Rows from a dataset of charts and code
§ §
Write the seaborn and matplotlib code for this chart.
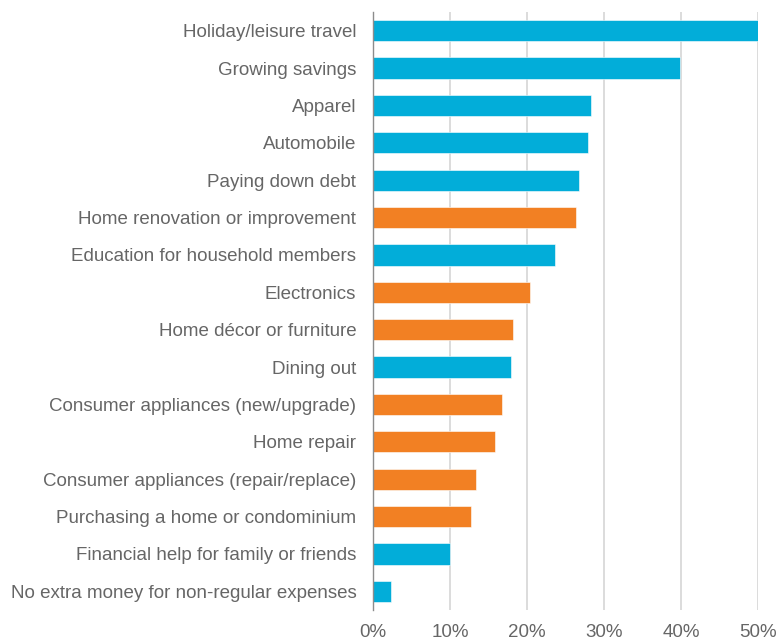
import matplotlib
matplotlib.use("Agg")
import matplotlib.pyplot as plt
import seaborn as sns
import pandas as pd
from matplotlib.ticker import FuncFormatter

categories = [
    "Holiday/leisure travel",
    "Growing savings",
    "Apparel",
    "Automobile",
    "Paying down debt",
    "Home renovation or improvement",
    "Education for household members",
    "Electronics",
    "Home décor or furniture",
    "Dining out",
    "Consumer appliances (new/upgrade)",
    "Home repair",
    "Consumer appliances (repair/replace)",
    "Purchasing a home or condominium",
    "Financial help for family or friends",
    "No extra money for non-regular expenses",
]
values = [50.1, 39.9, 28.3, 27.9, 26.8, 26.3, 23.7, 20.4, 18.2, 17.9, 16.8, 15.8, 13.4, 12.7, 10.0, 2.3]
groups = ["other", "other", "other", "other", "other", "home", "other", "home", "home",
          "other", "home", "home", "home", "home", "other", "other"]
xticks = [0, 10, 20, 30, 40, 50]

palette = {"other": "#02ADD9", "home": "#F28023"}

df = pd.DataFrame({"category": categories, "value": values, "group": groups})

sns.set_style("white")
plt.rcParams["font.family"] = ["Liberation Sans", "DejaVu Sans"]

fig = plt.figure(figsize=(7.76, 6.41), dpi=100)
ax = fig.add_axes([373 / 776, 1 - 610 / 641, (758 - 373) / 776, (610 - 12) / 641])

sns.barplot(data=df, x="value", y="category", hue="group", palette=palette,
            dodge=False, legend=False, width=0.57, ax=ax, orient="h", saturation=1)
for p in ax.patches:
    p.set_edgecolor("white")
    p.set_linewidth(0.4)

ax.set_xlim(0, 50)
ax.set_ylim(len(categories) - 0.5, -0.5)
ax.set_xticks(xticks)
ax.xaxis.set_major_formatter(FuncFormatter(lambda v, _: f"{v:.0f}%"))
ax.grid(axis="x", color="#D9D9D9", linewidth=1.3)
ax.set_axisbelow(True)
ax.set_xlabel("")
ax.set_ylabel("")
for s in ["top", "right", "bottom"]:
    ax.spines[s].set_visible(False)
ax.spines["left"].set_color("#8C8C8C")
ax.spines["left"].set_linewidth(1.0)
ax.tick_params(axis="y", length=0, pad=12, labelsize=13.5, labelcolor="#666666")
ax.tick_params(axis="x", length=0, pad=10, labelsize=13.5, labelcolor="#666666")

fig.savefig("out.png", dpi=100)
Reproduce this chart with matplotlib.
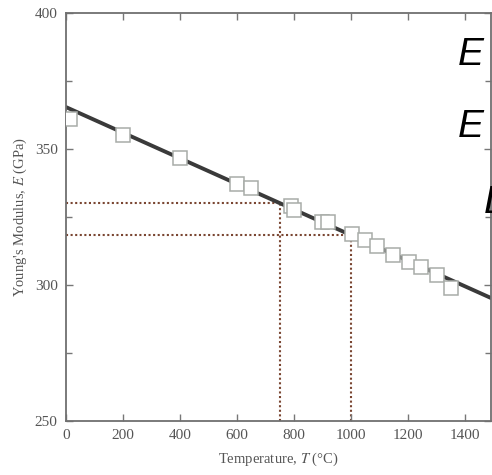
§ §
- **Exercise requirements**: Repeat only the lines between the start of the data and the line with "from matplotlib.ticker import FuncFormatter", including those two lines, and skip the pictures.

- **Answer to the task**:
Write the seaborn and matplotlib code for this chart.
import matplotlib
matplotlib.use("Agg")
import matplotlib.pyplot as plt
import seaborn as sns
import pandas as pd
from matplotlib.ticker import FuncFormatter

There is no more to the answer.